About Sébastien's Work
Sébastien Philippe is a nuclear security specialist exposing past harms and potential future risks from building, testing, and storing launch-ready nuclear weapons. Philippe draws on archival research, data modelling, and his training as a nuclear safety engineer to clarify the extent of human and environmental damage from nuclear tests and the risks associated with nuclear weapon modernization policies. He builds multidisciplinary collaborations to make his research accessible and useful to affected communities and policymakers.
Nuclear states such as the United States and France detonated hundreds of nuclear weapons in atmospheric tests. The fallout clouds from these tests exposed people in their paths to radiation that caused serious illnesses such as thyroid cancer and leukemia. Government assessments that obscure and, in some cases, purposefully hide the extent of radiation exposure have limited who is compensated for harms. Philippe conducted the first independent assessment of France’s nuclear weapons testing in French Polynesia between 1966 and 1996. He used information from newly declassified government reports, historical weather data, and atmospheric modelling to reconstruct fallout clouds’ paths and the radiation doses inflicted on people. His models showed that 10 times more people were exposed to significant radiation than the government reported. Philippe and collaborators present these findings in a book, Toxique (2021), and The Moruroa Files, a multimedia website with visualizations, declassified documents, and stories from affected individuals. Victims of radiation exposure have used this data when seeking reparations, and the French government was forced to amend its compensation practices. Philippe and collaborators’ examination of atmospheric tests in New Mexico and Nevada between 1945 and 1962 also revealed broader exposure than official records indicated. These results were used by advocates and members of the U.S. Congress to expand the parameters for compensation under the Radiation Exposure Compensation Act.

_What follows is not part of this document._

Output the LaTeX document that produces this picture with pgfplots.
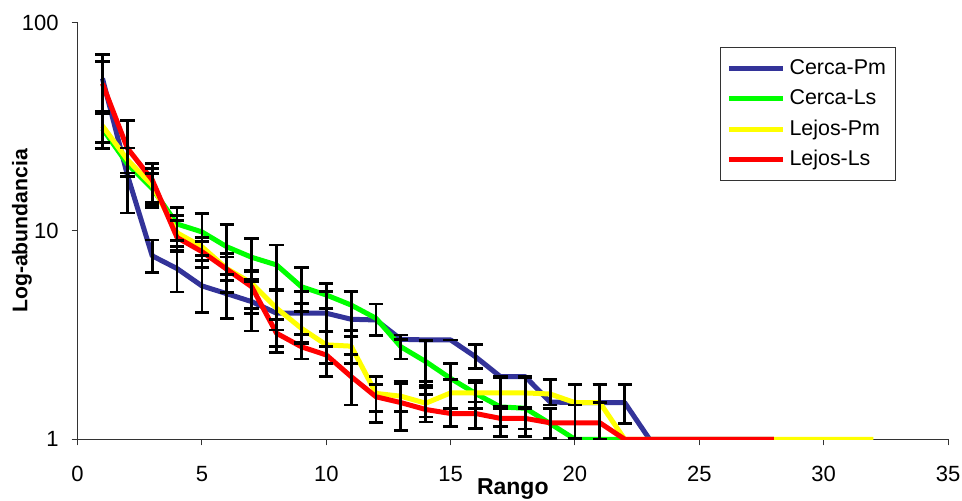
\documentclass[border=0pt]{standalone}
\usepackage{fontspec}
\setmainfont{Liberation Sans}
\usepackage{pgfplots}
\usepackage{pgfplotstable}
\pgfplotsset{compat=1.18}
\definecolor{cblue}{RGB}{51,51,153}
\definecolor{cgreen}{RGB}{0,255,0}
\definecolor{cyellow}{RGB}{255,255,0}
\definecolor{cred}{RGB}{255,0,0}

\pgfplotstableread{
x y ep em
1 54 16.5 16.5
2 18.6 6.4 6.4
3 7.6 1.45 1.3
4 6.6 1.5 1.5
5 5.45 1.25 1.4
6 5.0 1.2 1.19
7 4.58 1.3 1.27
8 4.03 1.22 1.25
9 4.03 1.08 1.14
10 4.03 1.08 0.75
11 3.77 1.34 0.66
12 3.74 0.72 0.6
13 3.02 0.15 0
14 3.0 0 1.1
15 3.0 0 0
16 2.49 0.35 0.3
17 2.0 0 0
18 2.0 0 0
19 1.51 0.42 0.05
20 1.5 0.34 0.04
21 1.5 0.34 0
22 1.5 0.34 0.31
23 1 0 0
28 1 0 0
}\tblue

\pgfplotstableread{
x y ep em
1 31 5.5 6
2 21 4 2.8
3 16 3.9 3
4 10.8 2.2 1.8
5 9.9 2.2 2.3
6 8.4 2.3 2.2
7 7.48 1.72 1.78
8 6.87 1.7 1.67
9 5.4 1.3 1.3
10 4.93 0.68 0.68
11 4.41 0.7 1.09
12 3.81 0.65 0.67
13 2.78 0.39 0.35
14 2.36 0.63 0.55
15 1.96 0.36 0.55
16 1.66 0.25 0.25
17 1.43 0.54 0.28
18 1.41 0.56 0.29
19 1.19 0.22 0.18
20 1 0 0
22 1 0 0
}\tgreen

\pgfplotstableread{
x y ep em
1 32 5.5 5.5
2 22 3 3
3 16.6 2.2 2.9
4 9.8 2.1 1.4
5 8.4 0.9 1.2
6 6.6 1.2 0.8
7 5.61 0.84 1.35
8 4.26 0.9 0.91
9 3.41 1.09 0.5
10 2.84 0.44 0.52
11 2.8 0.52 0.48
12 1.66 0.34 0.3
13 1.61 0.28 0.25
14 1.49 0.29 0.28
15 1.67 0.26 0.26
16 1.67 0.2 0.16
17 1.67 0.33 0.27
18 1.67 0.33 0.24
19 1.65 0.28 0.19
20 1.5 0.34 0.49
21 1.5 0.34 0.5
22 1 0 0
32 1 0 0
}\tyellow

\pgfplotstableread{
x y ep em
1 51 14 14
2 25 8.8 6.8
3 17.6 3.4 4.3
4 9.3 1.9 1.3
5 7.96 0.94 1.26
6 6.55 0.95 1.5
7 5.4 1.0 1.37
8 3.23 0.54 0.61
9 2.78 0.41 0.35
10 2.54 0.26 0.53
11 2.0 0.56 0.54
12 1.6 0.24 0.4
13 1.5 0.35 0.4
14 1.39 0.25 0.11
15 1.33 0.08 0.18
16 1.33 0.18 0.2
17 1.26 0.18 0.23
18 1.26 0.14 0.23
19 1.2 0.21 0.19
20 1.2 0.26 0.19
21 1.2 0.3 0.2
22 1 0 0
28 1 0 0
}\tred

\pgfplotsset{
  ebar/.style={forget plot, draw=none, mark=none,
    error bars/y dir=both, error bars/y explicit,
    error bars/error bar style={draw=black, line width=1.4pt},
    error bars/error mark options={draw=black, rotate=90, mark size=3.6pt, line width=1.4pt}},
  sline/.style={line width=2.5pt, line join=round, mark=none}
}

\begin{document}
\begin{tikzpicture}
\useasboundingbox (-38.8pt,-30.85pt) rectangle (442.2pt,219.65pt);
\begin{axis}[
  at={(0,0)}, anchor=south west,
  scale only axis, width=435.2pt, height=208.3pt,
  xmin=0, xmax=35, ymode=log, ymin=1, ymax=100,
  axis lines*=left,
  axis line style={line width=0.5pt, black!80},
  xtick={0,5,...,35}, xticklabels={0,5,10,15,20,25,30,35},
  ytick={1,10,100}, yticklabels={1,10,100},
  yminorticks=false,
  tick align=outside, major tick length=3pt,
  tick style={black!80, line width=0.5pt},
  ticklabel style={font=\fontsize{11}{13}\selectfont},
  xticklabel style={yshift=-6.8pt},
  yticklabel style={xshift=-3pt},
  xlabel={Rango}, ylabel={Log-abundancia},
  xlabel style={font=\fontsize{11.5}{13}\selectfont\bfseries,
     at={(axis description cs:0.5,0)}, anchor=base, yshift=-27.85pt},
  ylabel style={font=\fontsize{10.6}{12}\selectfont\bfseries,
     at={(axis description cs:-0.0639,0.5)}, anchor=center},
  legend style={at={(0.738,0.941)}, anchor=north west, draw=black!80, line width=0.6pt,
     font=\fontsize{10.7}{12}\selectfont, row sep=2pt, inner xsep=3pt, inner ysep=4pt},
  legend cell align=left,
  legend image code/.code={\draw[#1] (0pt,0pt) -- (27pt,0pt);},
]
\addplot[sline, cblue] table[x=x,y=y] {\tblue};
\addlegendentry{Cerca-Pm}
\addplot[sline, cgreen] table[x=x,y=y] {\tgreen};
\addlegendentry{Cerca-Ls}
\addplot[sline, cyellow] table[x=x,y=y] {\tyellow};
\addlegendentry{Lejos-Pm}
\addplot[sline, cred] table[x=x,y=y] {\tred};
\addlegendentry{Lejos-Ls}

\addplot[restrict x to domain=1:22, ebar] table[x=x,y=y,y error plus=ep,y error minus=em] {\tblue};
\addplot[restrict x to domain=1:19, ebar] table[x=x,y=y,y error plus=ep,y error minus=em] {\tgreen};
\addplot[restrict x to domain=1:21, ebar] table[x=x,y=y,y error plus=ep,y error minus=em] {\tyellow};
\addplot[restrict x to domain=1:21, ebar] table[x=x,y=y,y error plus=ep,y error minus=em] {\tred};
\end{axis}
\end{tikzpicture}
\end{document}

Philippe has also documented the risks inherent to the modernization of land-based nuclear weapons. Across the western United States, hundreds of nuclear missiles are deployed in fixed underground silos from which they can be launched at any time. The military argues that these missiles will act as a “nuclear sponge” to draw attacks to sparsely populated areas. Philippe used new simulator techniques and representative weather data to map the extensive radiation exposure that would result from such an event. In data visualizations, a short film, a podcast, and other materials on The Missiles on Our Land website, he and collaborators illustrate the widespread destruction that would be caused by a nuclear attack on the missile sites. Philippe’s research helps victims get justice and ensures that the full humanitarian costs of nuclear weapons are part of global security and nuclear policy discussions.